By the time of Ash vs. Evil Dead, decades after the original films, Ash has aged considerably; he now wears dentures, a "man girdle", and dyes his hair. According to Bruce Campbell, "we're milking the age thing now. He was the wrong guy thirty-five years ago, and now he's really the wrong guy for the job and that made it an interesting character to play".

In the films, Ash has fought with several demonic depictions of himself, referred to in Army of Darkness as "Bad Ash", and also as "Evil Ash" by fans. The first illusion was in Evil Dead II, where Ash experiences a hallucination wherein his reflection torments him over dismembering his girlfriend Linda with a chainsaw, and proceeds to choke him, only for Ash to realize he is choking himself. The second appearance was as a clone in Army of Darkness, becoming "Bad Ash". Ash seemingly kills his clone and buries him, but "Bad Ash" is revived after Ash incorrectly recites the Necronomicon incantations. Bad Ash later leads the Army to Arthur's castle to retrieve the Necronomicon, even corrupting Ash's then-love interest Sheila. He battles "Good Ash" for the Necronomicon, gets burned with a torch, and continues fighting as a skeleton. Finally, Ash cuts off Bad Ash's right hand and catapults him into the sky on a lit sack of gunpowder, which then explodes.

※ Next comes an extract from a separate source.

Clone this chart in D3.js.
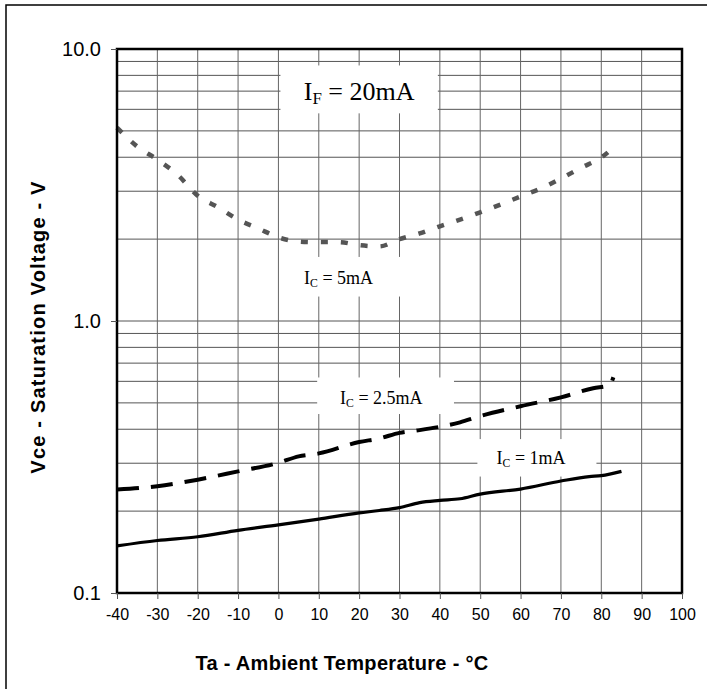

A new version of Bad Ash appears in the TV series Ash vs Evil Dead, spawned from Ash's severed hand from Evil Dead II. While essentially the same character, it has more in common with Ash in terms of personality, and even sharing old injuries and ailments which Ash uses to his advantage during their fight. Rather than being overtly evil and openly hostile, it is more subtle and comes across as a psychopath, being friendly and flirty towards Amanda at first but becomes unstable and aggressive when she rejects him. It appears in the third season of the show; born as an infant (but demonstrating superhuman abilities), it soon grows to again resemble the adult Ash. In contrast to the independence of other incarnations, this one is noticeably subservient to its creator, Ruby.

==Reception==
Ash ranked eleventh on UGO.com's Top 100 Heroes of All Time list, describing him as "an egomaniacal, complaining, misogynistic goon", but also the best "demon and zombie killer ever to be portrayed on the silver screen". They additionally praised the character for his humility at the conclusion of Army of Darkness, in returning to his own time. Empire ranked him the 24th Greatest Movie Character on their list of 100, calling him a "truly iconic horror hero", and a "delirious, delicious, dimwitted" parody of action heroes. He was also ranked number 77 on Fandomania's list of the 100 Greatest Fictional Characters.

The Evil Dead films and the character of Ash influenced many 1990s first-person shooters such as Doom, Duke Nukem 3D, and Blood. Duke Nukem quotes so many lines from Ash that Bruce Campbell stated that he was angered by not being paid for them.

Another notable video game character influenced by Ash is Alisa Bosconovitch. Speaking on Alisa's creation, Tekken project director and chief producer Katsuhiro Harada explained, "Alisa was something we created based on internal staff feedback. We really wanted a character with chainsaws on her arms [...] I'm a huge fan of Sam Raimi's Evil Dead."